Kaixin OpEd – As readers of Kaixin would know, Kaixin has very little respect for economists or central w ….. bankers.
Economists are very good at measuring things. Their mathematical brains can see formula and equations in everything. They measure and measure and then put the numbers in a mathematical straightjacket.
Then they predict the future with these ‘magical’ equations. These equations that solve all the economic issues of the time and then some.
They are truly the gods of this new secular age!
They all line up for a Nobel Prize for Economics having solved, once and for all, the question of “What is ..”
The Nobel Committee, displaying its usual ignorance and trendy credentials, award the prize on the basis they simply don’t understand the economics and all those equations must mean something very very important …….. and, pass the chardonnay.

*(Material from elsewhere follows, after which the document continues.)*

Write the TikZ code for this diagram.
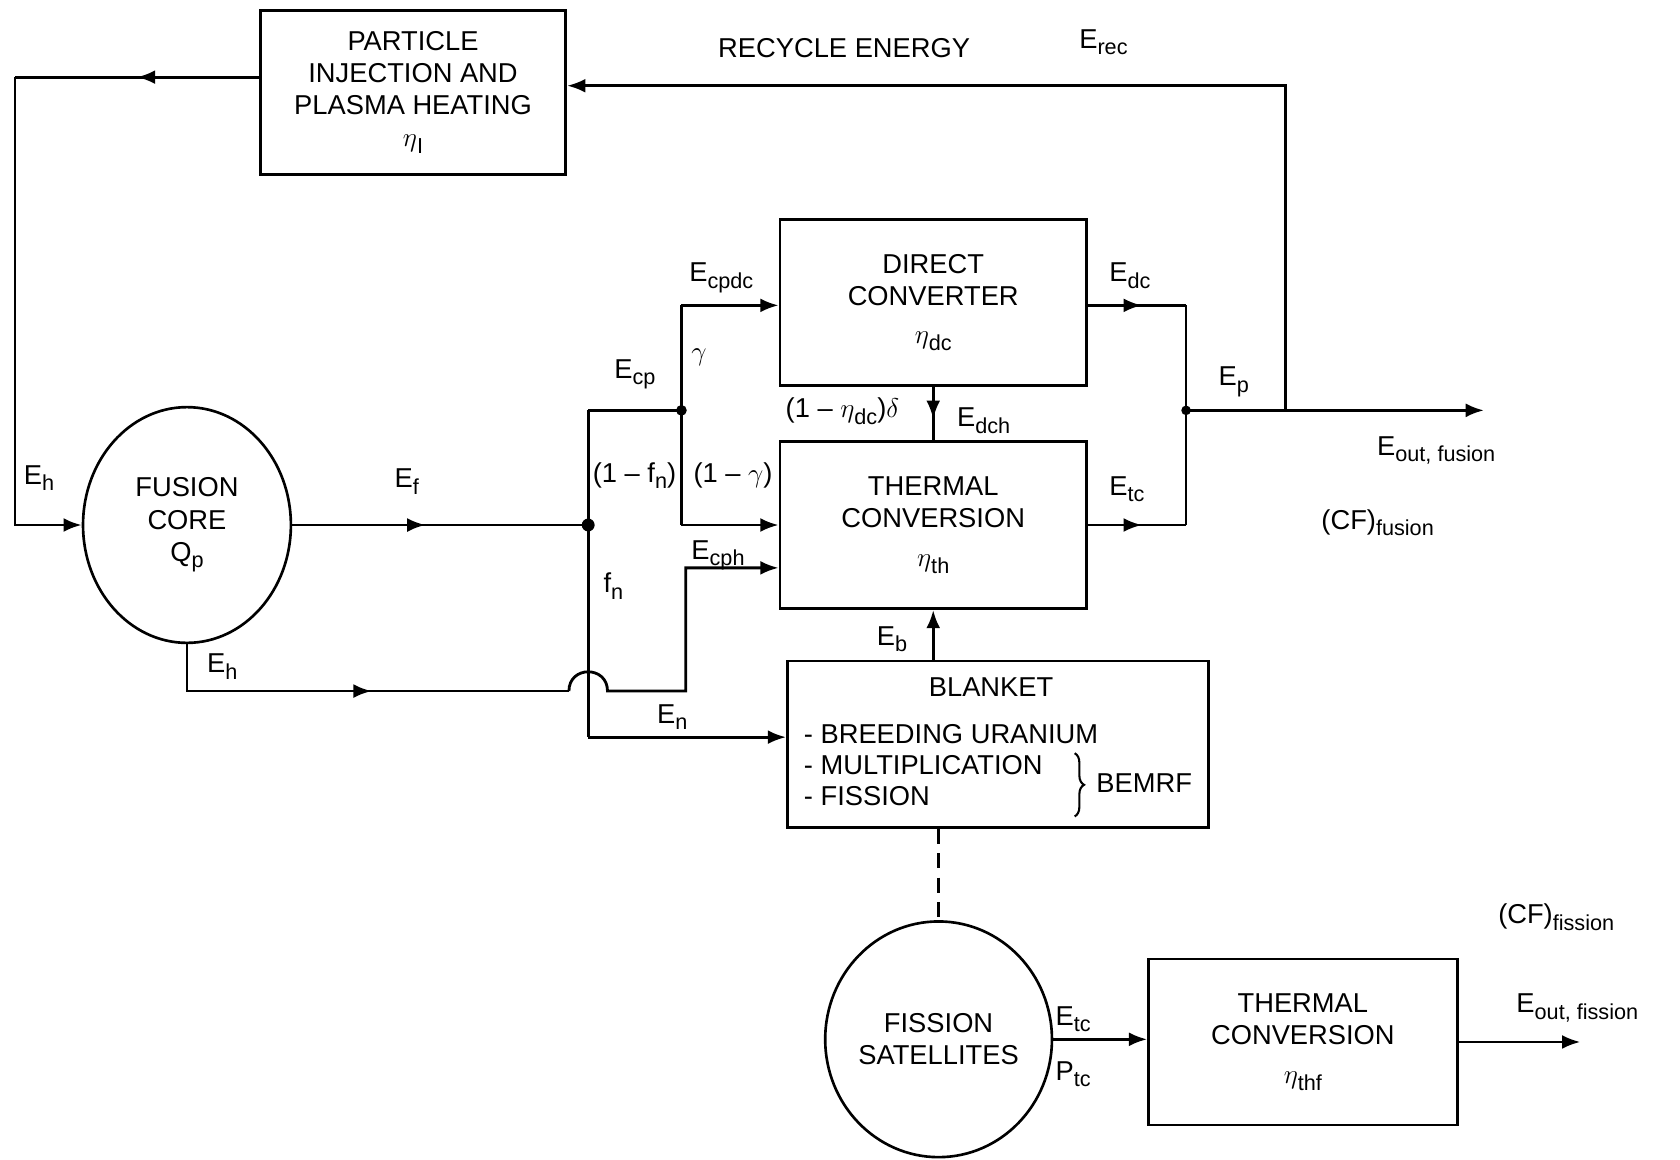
\documentclass[tikz,border=0pt]{standalone}
\usepackage{fontspec}
\setmainfont{Liberation Sans}
\usetikzlibrary{shapes.geometric,arrows.meta,decorations.markings,decorations.pathreplacing}
\newcommand\lsub[1]{\raisebox{-3.5pt}{\fontsize{11.5}{12}\selectfont #1}}
\begin{document}
\begin{tikzpicture}[x=0.2mm,y=-0.2mm,
  every node/.style={font=\fontsize{14.5}{17}\selectfont, inner sep=0pt},
  ln/.style={line width=1.5pt},
  box/.style={draw, line width=1.5pt, rectangle, align=center},
  ell/.style={draw, line width=1.4pt, ellipse, align=center},
  lab/.style={anchor=base west},
  tip/.style={-{Latex[length=3.4mm,width=2.6mm]}},
  marr/.style={postaction={decorate},decoration={markings,mark=at position #1 with {\arrow{Latex[length=3.4mm,width=2.6mm]}}}}
]
\useasboundingbox (0,0) rectangle (1568,1082);
\fill[white] (0,0) rectangle (1568,1082);

% boxes
\node[box, minimum width=57mm, minimum height=30.6mm] (pih) at (385.5,86.5) {PARTICLE\\INJECTION AND\\PLASMA HEATING\\$\eta$\lsub{I}};
\node[ell, minimum width=38.8mm, minimum height=44mm] (fc) at (174.5,490) {FUSION\\CORE\\Q\lsub{p}};
\node[box, minimum width=57.2mm, minimum height=31mm] (dc) at (871,282.5) {DIRECT\\CONVERTER\\[3pt]$\eta$\lsub{dc}};
\node[box, minimum width=57.2mm, minimum height=31.2mm] (tc) at (871,490) {THERMAL\\CONVERSION\\[4pt]$\eta$\lsub{th}};
\node[box, minimum width=78.6mm, minimum height=31mm] (bl) at (931.5,694.5) {};
\node (blt) at (925,641) {BLANKET};
\node[anchor=west] (bl1) at (750,685) {- BREEDING URANIUM};
\node[anchor=west] (bl2) at (750,714) {- MULTIPLICATION};
\node[anchor=west] (bl3) at (750,743) {- FISSION};
\draw[decorate, decoration={brace,amplitude=5pt}, line width=1.1pt] (1003,703) -- (1003,762);
\node[lab] (bemrf) at (1023,740) {BEMRF};
\node[ell, minimum width=36.8mm, minimum height=44mm] (fs) at (876,970) {FISSION\\SATELLITES};
\node[box, minimum width=57.6mm, minimum height=31mm] (tc2) at (1216,972.5) {THERMAL\\CONVERSION\\[4pt]$\eta$\lsub{thf}};

% coordinates
\coordinate (lt) at (14,72);
\coordinate (lb) at (14,490);
\coordinate (rt) at (1200,80);
\coordinate (rb) at (1200,383);
\coordinate (j1) at (549,490);
\coordinate (j1t) at (549,383);
\coordinate (j1b) at (549,688);
\coordinate (j2) at (636,383);
\coordinate (j2t) at (636,285);
\coordinate (j2b) at (636,490);
\coordinate (ehc) at (174.5,645);
\coordinate (hop1) at (531,645);
\coordinate (hop2) at (567,645);
\coordinate (ehr) at (640,645);
\coordinate (ehu) at (640,530);
\coordinate (rj1) at (1107,285);
\coordinate (rj) at (1107,383);
\coordinate (rj2) at (1107,490);
\coordinate (eo1) at (1385,383);
\coordinate (eo2) at (1475,972.5);

% connectors
\draw[ln,tip] (rb) -- (rt) -- (rt -| pih.east);
\draw[ln,marr=0.5] (lt -| pih.west) -- (lt);
\draw[ln,tip] (lt) -- (lb) -- (fc.west);
\draw[ln,marr=0.45] (fc.east) -- (j1);
\draw[ln] (j1t) -- (j1b);
\draw[ln] (j1t) -- (j2);
\draw[ln] (j2t) -- (j2b);
\draw[ln,tip] (j2t) -- (j2t -| dc.west);
\draw[ln,tip] (j2b) -- (j2b -| tc.west);
\draw[ln,marr=0.54] (fc.south) -- (ehc) -- (hop1);
\draw[ln,tip] (hop1) .. controls (531,621) and (567,621) .. (hop2) -- (ehr) -- (ehu) -- (ehu -| tc.west);
\draw[ln,tip] (j1b) -- (j1b -| bl.west);
\draw[ln,marr=0.6] (dc.south) -- (tc.north);
\draw[ln,tip] (bl.north -| tc.south) -- (tc.south);
\draw[ln,marr=0.55] (dc.east |- rj1) -- (rj1);
\draw[ln] (rj1) -- (rj2);
\draw[ln,marr=0.55] (tc.east) -- (rj2);
\draw[ln,tip] (rj) -- (eo1);
\draw[ln,dash pattern=on 8pt off 5pt] (fs.north |- bl.south) -- (fs.north);
\draw[ln,tip] (fs.east) -- (fs.east -| tc2.west);
\draw[ln,tip] (tc2.east) -- (eo2);
\fill (j1) circle[radius=1.2mm];
\fill (j2) circle[radius=1mm];
\fill (rj) circle[radius=0.9mm];

% labels
\node[lab] (lre) at (670,54) {RECYCLE ENERGY};
\node[lab] (lrec) at (1007,45) {E\lsub{rec}};
\node[lab] (leh1) at (22,452) {E\lsub{h}};
\node[lab] (lef) at (368,455) {E\lsub{f}};
\node[lab] (lecp) at (573,353) {E\lsub{cp}};
\node[lab] (lecpdc) at (643,263) {E\lsub{cpdc}};
\node[lab] (lgam) at (645,336) {$\gamma$};
\node[lab] (l1fn) at (553,450) {(1 – f\lsub{n})};
\node[lab] (l1g) at (647,450) {(1 – $\gamma$)};
\node[lab] (lecph) at (645,522) {E\lsub{cph}};
\node[lab] (lfn) at (563,553) {f\lsub{n}};
\node[lab] (leh2) at (193,628) {E\lsub{h}};
\node[lab] (len) at (613,675) {E\lsub{n}};
\node[lab] (ldel) at (733,390) {(1 – $\eta$\lsub{dc})$\delta$};
\node[lab] (ledch) at (893,398) {E\lsub{dch}};
\node[lab] (ledc) at (1035,263) {E\lsub{dc}};
\node[lab] (lep) at (1137,360) {E\lsub{p}};
\node[lab] (letc) at (1035,462) {E\lsub{tc}};
\node[lab] (leof) at (1285,425) {E\lsub{out, fusion}};
\node[lab] (lcff) at (1233,494) {(CF)\lsub{fusion}};
\node[lab] (leb) at (818,602) {E\lsub{b}};
\node[lab] (letc2) at (985,957) {E\lsub{tc}};
\node[lab] (lptc) at (985,1008) {P\lsub{tc}};
\node[lab] (lcffi) at (1398,862) {(CF)\lsub{fission}};
\node[lab] (leofi) at (1415,945) {E\lsub{out, fission}};
\end{tikzpicture}
\end{document}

Of course the economic world is full of black swans that like to crap on these economists. The same economists who want to work out how to run the rattly old rust bucket they created without anyone ever having to work.
Kaixin is watching China with interest.
The senior economists in Beijing were probably all trained in America or at Oxford/Cambridge. They have the same academic background, but seem to be thinking outside the square.
Kaixin notes a sense of “Oh, so that’s what they are doing …” creeping into the western press when commenting on the issue of the internationalisation of the Yuan.
Kaixin suspects China will handle the next economic phase of its growth with a new form of economics, economics with Chinese characteristics.
The western economists will all shout in horror, or point to, with a patronising smile, what they call Economics 101. Iron laws.
The Chinese economists will smile politely and suggest that iron can be heated and shaped.
We shall see ….
In the mean time, the west will be flooded with money from helicopters and the rust bucket will chug along belching smoke and tears.